Re #2 - I think you just need to create a New Mailbox from the Mailbox menu in Mail. It was a long time, now, since I needed to do that so recollection is dim. When you do create a new mailbox, an option should be to create it locally on that Mac.

Syncing the offline emails between Macs is not something I have ever needed to do, so can't help you there, sorry. Using Export / Import would allow you to move the emails from one device to the other, but that would be a static copy and would not stay in sync.

Depending on what you are using the MacBook for, just leaving some of your emails in the IMAP mailbox for a time would allow you access to them on all your devices. That's how I handle email between my iPhone, iPad, and Mac.

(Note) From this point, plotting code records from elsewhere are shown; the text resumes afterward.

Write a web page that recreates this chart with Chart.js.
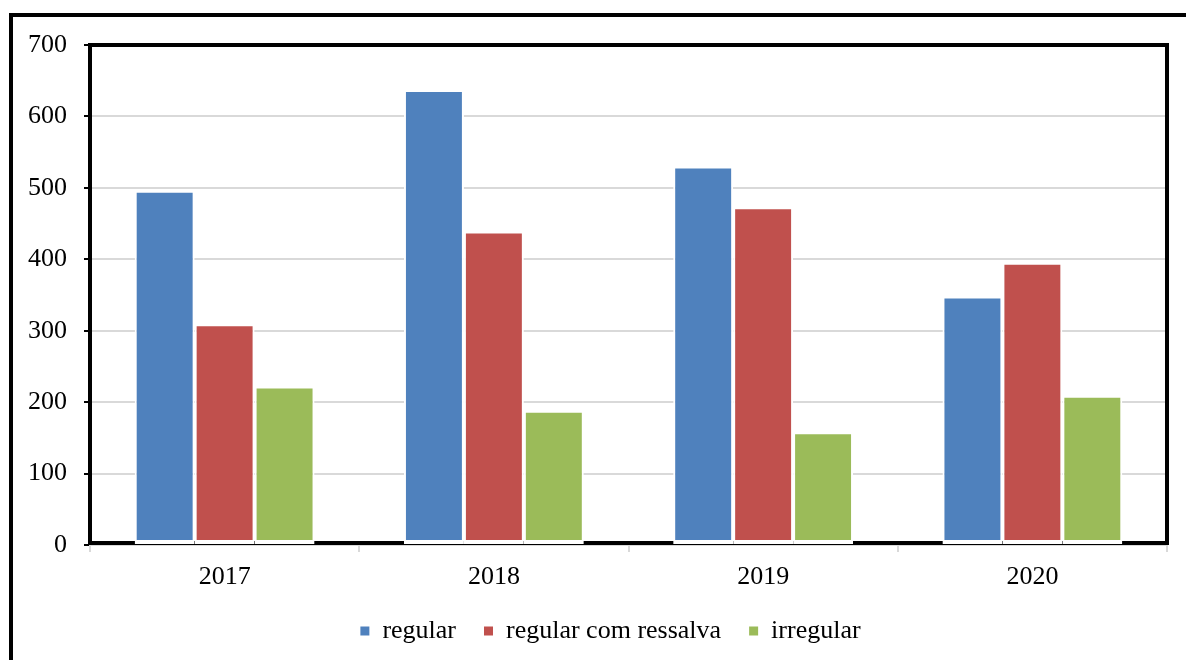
<!DOCTYPE html>
<html>
<head>
<meta charset="utf-8">
<script src="https://cdn.jsdelivr.net/npm/chart.js@4/dist/chart.umd.min.js"></script>
<style>
  html, body { margin: 0; padding: 0; background: #ffffff; }
  #wrap { width: 1186px; height: 660px; position: relative; }
</style>
</head>
<body>
<div id="wrap"><canvas id="c" width="1186" height="660"></canvas></div>
<script>
const years = ['2017', '2018', '2019', '2020'];
const regular = [496, 637, 530, 348];
const regularComRessalva = [309, 439, 473, 395];
const irregular = [222, 188, 158, 209];
const yTicks = [0, 100, 200, 300, 400, 500, 600, 700];

const seriesNames = ['regular', 'regular com ressalva', 'irregular'];
const seriesColors = ['#4F81BD', '#C0504D', '#9BBB59'];
const FONT = '"Liberation Serif", "Times New Roman", serif';
const PAD_BOTTOM = 6;
const PLOT_BOTTOM = 545;

// Outer page frame (left and top rules) behind the chart
const pageFrame = {
  id: 'pageFrame',
  beforeDraw(chart) {
    const ctx = chart.ctx;
    ctx.save();
    ctx.fillStyle = '#ffffff';
    ctx.fillRect(0, 0, chart.width, chart.height);
    ctx.strokeStyle = '#000000';
    ctx.lineWidth = 4;
    ctx.beginPath();
    ctx.moveTo(11, chart.height);
    ctx.lineTo(11, 15);
    ctx.lineTo(chart.width, 15);
    ctx.stroke();
    ctx.restore();
  }
};

// Heavy black box around the plot area, drawn under the bars
const plotFrame = {
  id: 'plotFrame',
  beforeDatasetsDraw(chart) {
    const a = chart.chartArea;
    const ctx = chart.ctx;
    ctx.save();
    ctx.strokeStyle = '#000000';
    ctx.lineWidth = 4;
    ctx.strokeRect(a.left, a.top, a.right - a.left, a.bottom - 2 - a.top);
    ctx.restore();
  }
};

// Nudge the legend row a little to the right of the canvas centre
const legendShift = {
  id: 'legendShift',
  afterLayout(chart) {
    const lg = chart.legend;
    if (!lg) return;
    lg.left += 27;
    lg.right += 27;
  }
};

const dataSeries = [regular, regularComRessalva, irregular];

new Chart(document.getElementById('c'), {
  type: 'bar',
  data: {
    labels: years,
    datasets: dataSeries.map((d, i) => ({
      label: seriesNames[i],
      data: d,
      backgroundColor: seriesColors[i],
      borderColor: '#ffffff',
      borderWidth: { top: 2, left: 2, right: 2, bottom: 4 },
      borderSkipped: false,
      categoryPercentage: 0.668,
      barPercentage: 1.0
    }))
  },
  options: {
    responsive: false,
    animation: false,
    devicePixelRatio: 1,
    layout: { padding: { left: 0, right: 19, top: 45, bottom: PAD_BOTTOM } },
    plugins: {
      title: { display: false },
      tooltip: { enabled: false },
      legend: {
        position: 'bottom',
        labels: {
          boxWidth: 9,
          boxHeight: 9,
          padding: 28,
          color: '#000000',
          font: { family: FONT, size: 26 },
          generateLabels(chart) {
            return Chart.defaults.plugins.legend.labels.generateLabels(chart).map(l => {
              l.lineWidth = 0;
              l.strokeStyle = 'rgba(0,0,0,0)';
              return l;
            });
          }
        }
      }
    },
    scales: {
      x: {
        afterFit(scale) {
          const lg = scale.chart.legend;
          const lh = lg ? lg.height : 0;
          scale.height = scale.chart.height - PLOT_BOTTOM - PAD_BOTTOM - lh;
        },
        grid: {
          drawOnChartArea: false,
          drawTicks: true,
          tickLength: 7,
          color: '#d9d9d9',
          lineWidth: 2
        },
        border: { display: true, color: '#d9d9d9', width: 2 },
        ticks: {
          color: '#000000',
          padding: 10,
          font: { family: FONT, size: 26 }
        }
      },
      y: {
        min: 0,
        max: 700,
        afterFit(scale) { scale.width = 90; },
        afterBuildTicks(scale) { scale.ticks = yTicks.map(v => ({ value: v })); },
        grid: {
          color: '#d9d9d9',
          lineWidth: 2,
          tickColor: '#000000',
          tickLength: 6,
          tickWidth: 2
        },
        border: { display: false },
        ticks: {
          color: '#000000',
          padding: 17,
          font: { family: FONT, size: 26 }
        }
      }
    }
  },
  plugins: [pageFrame, plotFrame, legendShift]
});
</script>
</body>
</html>
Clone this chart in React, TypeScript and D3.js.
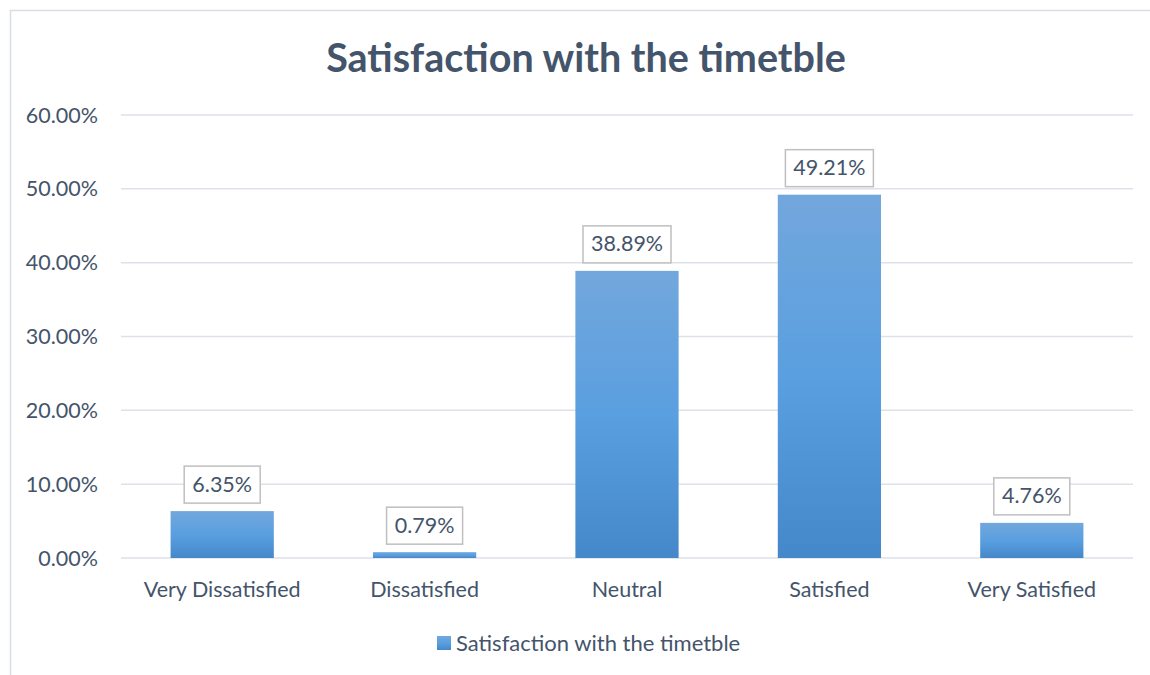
import React, { useEffect, useRef } from 'react';
import * as d3 from 'd3';

const categories = ['Very Dissatisfied', 'Dissatisfied', 'Neutral', 'Satisfied', 'Very Satisfied'];
const values = [6.35, 0.79, 38.89, 49.21, 4.76];
const yTicks = [0, 10, 20, 30, 40, 50, 60];
const seriesName = 'Satisfaction with the timetble';
const title = 'Satisfaction with the timetble';

const width = 1150;
const height = 675;
const padding = { left: 121, right: 17, top: 115, down: 117 };
const font = 'Lato, "Open Sans", sans-serif';
const textColor = '#44546A';
const fontSize = 21.5;

export default function App() {
  const ref = useRef<SVGSVGElement>(null);

  useEffect(() => {
    const svg = d3.select(ref.current);
    svg.selectAll('*').remove();

    // gradient for bars
    const grad = svg.append('defs').append('linearGradient')
      .attr('id', 'barGrad')
      .attr('x1', 0).attr('y1', 0).attr('x2', 0).attr('y2', 1);
    grad.append('stop').attr('offset', '0%').attr('stop-color', '#72A7DC');
    grad.append('stop').attr('offset', '50%').attr('stop-color', '#5A9FE0');
    grad.append('stop').attr('offset', '100%').attr('stop-color', '#4488CA');

    // chart frame
    svg.append('rect')
      .attr('x', 10.5).attr('y', 10.5)
      .attr('width', width + 20).attr('height', height + 20)
      .attr('fill', 'white')
      .attr('stroke', '#D9DEE6')
      .attr('stroke-width', 1.5);

    const xScale = d3.scaleBand()
      .domain(categories)
      .range([padding.left, width - padding.right])
      .paddingInner(0.49)
      .paddingOuter(0.245);

    const yScale = d3.scaleLinear()
      .domain([0, 60])
      .range([height - padding.down, padding.top]);

    // title
    svg.append('text')
      .attr('x', 586).attr('y', 72)
      .attr('text-anchor', 'middle')
      .attr('font-family', font)
      .attr('font-weight', 'bold')
      .attr('font-size', 39.5)
      .attr('fill', textColor)
      .text(title);

    // gridlines
    svg.append('g')
      .selectAll('line')
      .data(yTicks)
      .join('line')
      .attr('x1', padding.left)
      .attr('x2', width - padding.right)
      .attr('y1', d => yScale(d))
      .attr('y2', d => yScale(d))
      .attr('stroke', '#DDE2EA')
      .attr('stroke-width', 1.5);

    // y tick labels
    svg.append('g')
      .selectAll('text')
      .data(yTicks)
      .join('text')
      .attr('x', 98)
      .attr('y', d => yScale(d))
      .attr('dy', '0.35em')
      .attr('text-anchor', 'end')
      .attr('font-family', font)
      .attr('font-size', fontSize)
      .attr('fill', textColor)
      .text(d => d3.format('.2f')(d) + '%');

    // bars
    svg.append('g')
      .selectAll('rect')
      .data(values)
      .join('rect')
      .attr('x', (d, i) => xScale(categories[i])!)
      .attr('width', xScale.bandwidth())
      .attr('y', d => yScale(d))
      .attr('height', d => yScale(0) - yScale(d))
      .attr('fill', 'url(#barGrad)');

    // x labels
    svg.append('g')
      .selectAll('text')
      .data(categories)
      .join('text')
      .attr('x', d => xScale(d)! + xScale.bandwidth() / 2)
      .attr('y', yScale(0) + 39)
      .attr('text-anchor', 'middle')
      .attr('font-family', font)
      .attr('font-size', fontSize)
      .attr('fill', textColor)
      .text(d => d);

    // data labels
    const labels = svg.append('g')
      .selectAll('g')
      .data(values)
      .join('g')
      .attr('transform', (d, i) => `translate(${xScale(categories[i])! + xScale.bandwidth() / 2}, ${yScale(d) - 27})`);

    labels.append('rect')
      .attr('x', d => -(d >= 10 ? 44 : 38))
      .attr('width', d => (d >= 10 ? 88 : 76))
      .attr('y', -18)
      .attr('height', 37)
      .attr('fill', 'white')
      .attr('stroke', '#BFBFBF')
      .attr('stroke-width', 1.5);

    labels.append('text')
      .attr('text-anchor', 'middle')
      .attr('dy', '0.35em')
      .attr('font-family', font)
      .attr('font-size', fontSize)
      .attr('fill', textColor)
      .text(d => d3.format('.2f')(d) + '%');

    // legend
    const legend = svg.append('g').attr('transform', 'translate(437, 643)');
    legend.append('rect')
      .attr('x', 0).attr('y', -7)
      .attr('width', 14).attr('height', 14)
      .attr('fill', 'url(#barGrad)');
    legend.append('text')
      .attr('x', 19)
      .attr('dy', '0.35em')
      .attr('font-family', font)
      .attr('font-size', 22)
      .attr('fill', textColor)
      .text(seriesName);
  }, []);

  return (
    <svg ref={ref} width={width} height={height}
      style={{ position: 'absolute', left: 0, top: 0, display: 'block' }} />
  );
}
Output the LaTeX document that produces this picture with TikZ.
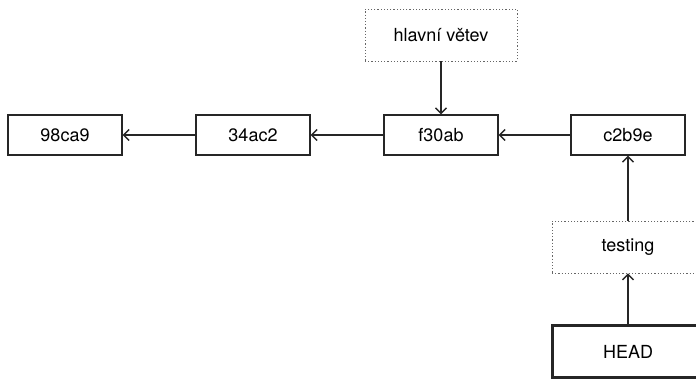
\documentclass[tikz,border=0pt]{standalone}
\usepackage{fontspec}
\setmainfont{TeX Gyre Heros}
\usetikzlibrary{arrows.meta}
\tikzset{
    every node/.style={draw, line width=1.2pt, draw=black!85, font=\fontsize{18}{21}\selectfont,
    	inner sep=0pt}
}
\tikzset{
    commit/.style={minimum width=114pt, minimum height=40pt}
}
\tikzset{
    branch/.style={dotted, line width=0.6pt, draw=black!60, minimum width=152pt, minimum height=52pt}
}
\tikzset{
    ptr/.style={line width=1.4pt, draw=black!85, -{Straight Barb[length=5.5pt, width=11pt]}}
}

\begin{document}
\begin{tikzpicture}[x=1pt, y=1pt]
	\clip (0,0) rectangle (696,379);
	\node [commit] (c1) at (65,244) {98ca9};
	\node [commit] (c2) at (253,244) {34ac2};
	\node [commit] (c3) at (441,244) {f30ab};
	\node [commit] (c4) at (628,244) {c2b9e};
	\node [branch] (master) at (441,344) {hlavní větev};
	\node [branch] (testing) at (628,132) {testing};
	\node [commit, line width=3pt, minimum width=152pt, minimum height=52pt] (head) at (628,27) {HEAD};
	\draw [ptr] (c2) -- (c1); \draw [ptr] (c3) -- (c2); \draw [ptr] (c4) -- (c3);
	\draw [ptr] (master) -- (c3); \draw [ptr] (testing) -- (c4);
	\draw [ptr] (head) -- (testing);
\end{tikzpicture}
\end{document}
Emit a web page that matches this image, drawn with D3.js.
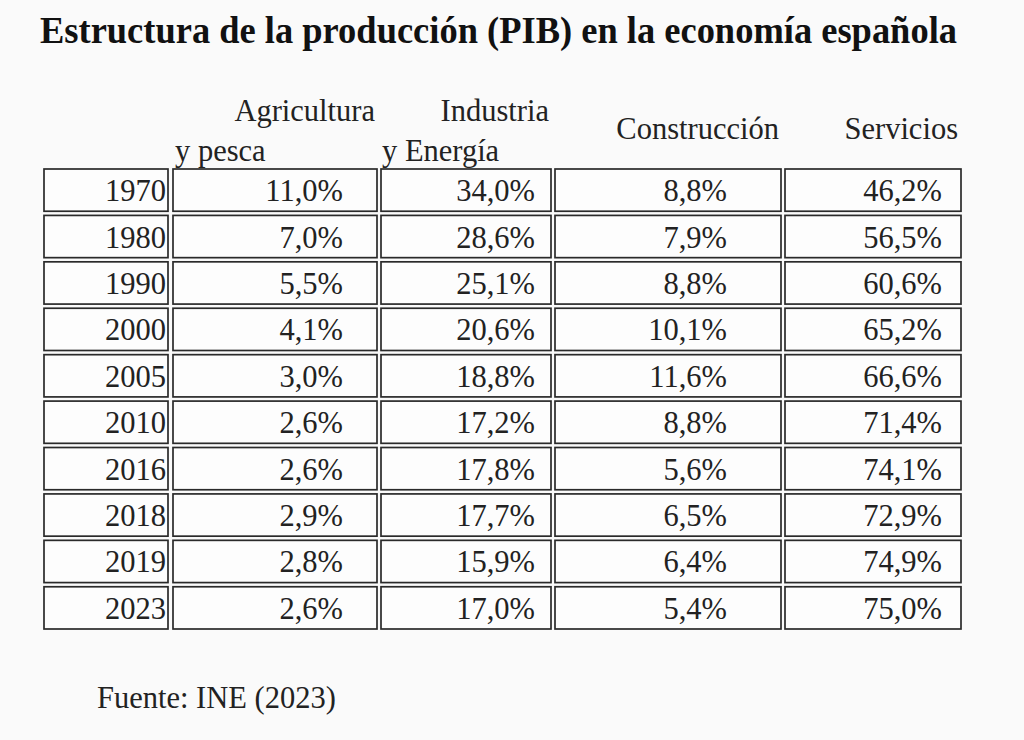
<!DOCTYPE html>
<html><head><meta charset="utf-8">
<script src="https://cdn.jsdelivr.net/npm/d3@7"></script>
<style>body{margin:0;background:#fafafa;}svg{display:block;}</style>
</head><body>
<svg id="c" width="1024" height="740"></svg>
<script>
const years = ["1970","1980","1990","2000","2005","2010","2016","2018","2019","2023"];
const agricultura = [11.0, 7.0, 5.5, 4.1, 3.0, 2.6, 2.6, 2.9, 2.8, 2.6];
const industria = [34.0, 28.6, 25.1, 20.6, 18.8, 17.2, 17.8, 17.7, 15.9, 17.0];
const construccion = [8.8, 7.9, 8.8, 10.1, 11.6, 8.8, 5.6, 6.5, 6.4, 5.4];
const servicios = [46.2, 56.5, 60.6, 65.2, 66.6, 71.4, 74.1, 72.9, 74.9, 75.0];
const headers = [[""], ["Agricultura","y pesca"], ["Industria","y Energía"], ["Construcción"], ["Servicios"]];
const title = "Estructura de la producción (PIB) en la economía española";
const source = "Fuente: INE (2023)";

const svg = d3.select("#c");
const font = "'Liberation Serif','Times New Roman',serif";
const fmt = v => d3.format(".1f")(v).replace(".", ",") + "%";
const fs = 30.5;

// layout (column box extents and text anchors)
const colBox = [[44,168],[173,377],[381,551],[555,781],[785,961]];
const colTextRight = [166, 343, 535, 727, 942];
const y = d3.scaleBand().domain(years).range([169, 629]).paddingInner(0.09);

svg.append("rect").attr("width",1024).attr("height",740).attr("fill","#fafafa");

svg.append("text").attr("x",40).attr("y",43)
  .attr("font-family",font).attr("font-weight","bold").attr("font-size",37)
  .attr("textLength",917).attr("lengthAdjust","spacingAndGlyphs")
  .attr("fill","#111").text(title);

// headers
const hdr = svg.append("g").attr("font-family",font).attr("font-size",fs).attr("fill","#222");
hdr.append("text").attr("x",375).attr("y",121).attr("text-anchor","end").text(headers[1][0]);
hdr.append("text").attr("x",175).attr("y",161).text(headers[1][1]);
hdr.append("text").attr("x",549).attr("y",121).attr("text-anchor","end").text(headers[2][0]);
hdr.append("text").attr("x",382).attr("y",161).text(headers[2][1]);
hdr.append("text").attr("x",779).attr("y",139).attr("text-anchor","end").text(headers[3][0]);
hdr.append("text").attr("x",958).attr("y",139).attr("text-anchor","end").text(headers[4][0]);

const rows = years.map((yr,i)=>[yr, fmt(agricultura[i]), fmt(industria[i]), fmt(construccion[i]), fmt(servicios[i])]);

const g = svg.append("g");
rows.forEach((r,i)=>{
  const yy = y(years[i]);
  r.forEach((cell,j)=>{
    g.append("rect").attr("x",colBox[j][0]).attr("y",yy)
      .attr("width",colBox[j][1]-colBox[j][0]).attr("height",y.bandwidth())
      .attr("fill","#fdfdfd").attr("stroke","#2a2a2a").attr("stroke-width",1.7);
    g.append("text").attr("x",colTextRight[j]).attr("y",yy + y.bandwidth()/2 + 11)
      .attr("text-anchor","end").attr("font-family",font).attr("font-size",fs)
      .attr("fill","#222").text(cell);
  });
});

svg.append("text").attr("x",97).attr("y",708)
  .attr("font-family",font).attr("font-size",fs).attr("fill","#222").text(source);
</script>
</body></html>
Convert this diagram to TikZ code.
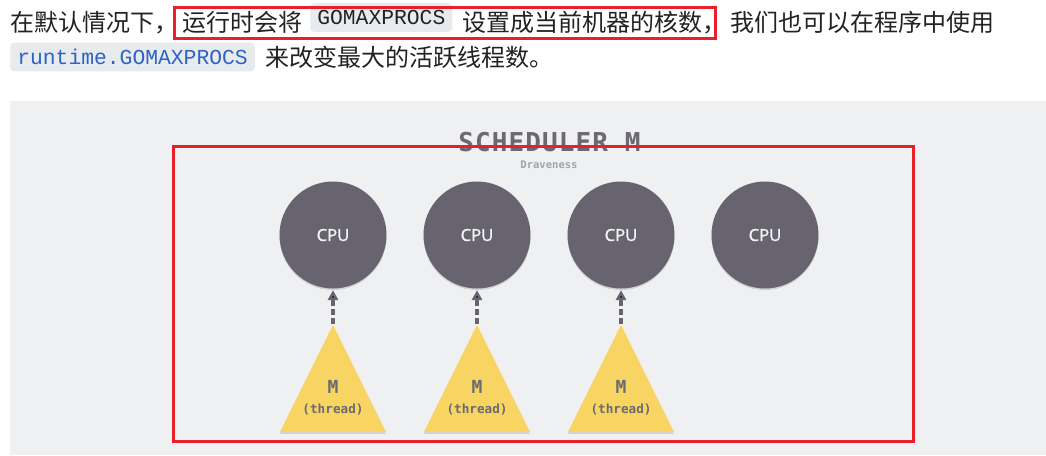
\documentclass[tikz,border=0pt]{standalone}
\usepackage{fontspec}
\setmainfont{Noto Sans CJK SC}
\newfontfamily\cjk{Noto Sans CJK SC}
\newfontfamily\codefont{Liberation Mono}
\newfontfamily\monofont{DejaVu Sans Mono}
\newfontfamily\titlefont[LetterSpace=4.2]{DejaVu Sans Mono}
\newfontfamily\cpufont[FakeBold=1.2]{Open Sans}
\usetikzlibrary{arrows.meta,shapes.geometric,shadows}

\definecolor{panel}{HTML}{EFF0F2}
\definecolor{codebg}{HTML}{E8EBEE}
\definecolor{ink}{HTML}{222222}
\definecolor{codeblue}{HTML}{2E63C4}
\definecolor{cpugray}{HTML}{67646F}
\definecolor{threadyellow}{HTML}{F8D563}
\definecolor{labelgray}{HTML}{6C6972}
\definecolor{faintgray}{HTML}{A3A4AA}
\definecolor{markred}{HTML}{E8202A}

\begin{document}
\begin{tikzpicture}[x=0.75pt,y=-0.75pt,node distance=108pt,
  para/.style={inner sep=0pt,anchor=base west,text=ink,font=\cjk\fontsize{18}{22}\selectfont},
  code/.style={fill=codebg,rounded corners=3pt,inner xsep=5.3pt,inner ysep=0pt,minimum height=21.5pt,
    anchor=west,font=\codefont\fontsize{16}{18}\selectfont},
  cpu node/.style={circle,fill=cpugray,minimum size=80.25pt,inner sep=0pt,text=white!93!cpugray,
    font=\cpufont\fontsize{12.5}{14}\selectfont,drop shadow={shadow xshift=0pt,shadow yshift=-1.2pt,opacity=.25}},
  thread node/.style={isosceles triangle,isosceles triangle stretches,shape border rotate=90,
    minimum width=79.5pt,minimum height=80.25pt,inner sep=0pt,fill=threadyellow,yshift=-15pt,
    drop shadow={shadow xshift=0pt,shadow yshift=-1.5pt,opacity=.25}},
  dash arrow/.style={draw=cpugray,line width=3pt,dash pattern=on 4.5pt off 2.5pt,
    -{Triangle[length=7.5pt,width=7.5pt]},shorten >=1pt},
  mark box/.style={draw=markred,line width=2.25pt}]

 \useasboundingbox (0,0) rectangle (1046,455);
 \fill[white] (0,0) rectangle (1046,455);

 % text above the figure
 \node[para] (p1) at (10,31) {在默认情况下，};
 \node[para] (p2) at (182,31) {运行时会将};
 \node[code,text=ink] (c1) at (310,17.5) {GOMAXPROCS};
 \node[para] (p3) at (462,31) {设置成当前机器的核数，};
 \node[para] (p4) at (730,31) {我们也可以在程序中使用};
 \node[code,text=codeblue] (c2) at (10,57) {runtime.GOMAXPROCS};
 \node[para] (p5) at (265,66) {来改变最大的活跃线程数。};

 % figure
 \fill[panel] (10,101) rectangle (1046,455);
 \node[text=labelgray,font=\titlefont\bfseries\fontsize{19.5}{22}\selectfont] (title) at (549.5,142.5) {SCHEDULER M};
 \node[text=faintgray,font=\monofont\bfseries\fontsize{7.9}{9}\selectfont] (author) at (549,165) {Draveness};

 \node[cpu node] (cpu1) at (333,235) {CPU};
 \node[cpu node] (cpu2) [right of=cpu1] {CPU};
 \node[cpu node] (cpu3) [right of=cpu2] {CPU};
 \node[cpu node] (cpu4) [right of=cpu3] {CPU};
 \node[thread node] (m1) [below of=cpu1] {};
 \node[thread node] (m2) [below of=cpu2] {};
 \node[thread node] (m3) [below of=cpu3] {};

 \foreach \i in {1,2,3} {
   \node[text=labelgray,font=\monofont\bfseries\fontsize{13.5}{15}\selectfont] (name\i) at (m\i.south) [yshift=34pt] {M};
   \node[text=labelgray,font=\monofont\bfseries\fontsize{9.5}{11}\selectfont] (kind\i) at (m\i.south) [yshift=17.25pt] {(thread)};
 }

 \path[dash arrow]
    (m1) edge (cpu1)
    (m2) edge (cpu2)
    (m3) edge (cpu3);

 % red marks
 \draw[mark box] (174,7) rectangle (715,38);
 \draw[mark box] (173,146) rectangle (913,441);

\end{tikzpicture}
\end{document}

I have a folder in the IMAP creatively called 'To Sort' and once I am finished with an email I move it from my inbox to that folder but it is still in the IMAP structure so accessible from all my devices. When I know that I will no longer want to access that email from my iPhone / iPad I then pull it from the 'To Sort' folder into the folders On My Mac, effectively archiving them to that device. On a practical level I do this every few weeks to keep the volume of email in my account contained. Since my Mac is backed up this also means my emails get backed up at this time.
 
Re #1 - that was a typo. It should have said 'removed from the account in the cloud'.
Whew.


Re #2 - I think you just need to create a New Mailbox from the Mailbox menu in Mail. It was a long time, now, since I needed to do that so recollection is dim. When you do create a new mailbox, an option should be to create it locally on that Mac.
Yes, I think, after some research on the internet, I tried that and it looks like it worked.


Syncing the offline emails between Macs is not something I have ever needed to do, so can't help you there, sorry.
I think I have decided not to try that.

Using Export / Import would allow you to move the emails from one device to the other, but that would be a static copy and would not stay in sync.
It did seem to me “Export” meant move, not copy. I would not want to move them.


Depending on what you are using the MacBook for, just leaving some of your emails in the IMAP mailbox for a time would allow you access to them on all your devices. That's how I handle email between my iPhone, iPad, and Mac. I have a folder in the IMAP creatively called 'To Sort' and once I am finished with an email I move it from my inbox to that folder but it is still in the IMAP structure so accessible from all my devices. When I know that I will no longer want to access that email from my iPhone / iPad I then pull it from the 'To Sort' folder into the folders On My Mac, effectively archiving them to that device. On a practical level I do this every few weeks to keep the volume of email in my account contained. Since my Mac is backed up this also means my emails get backed up at this time.
Thank you for this paragraph and the reply.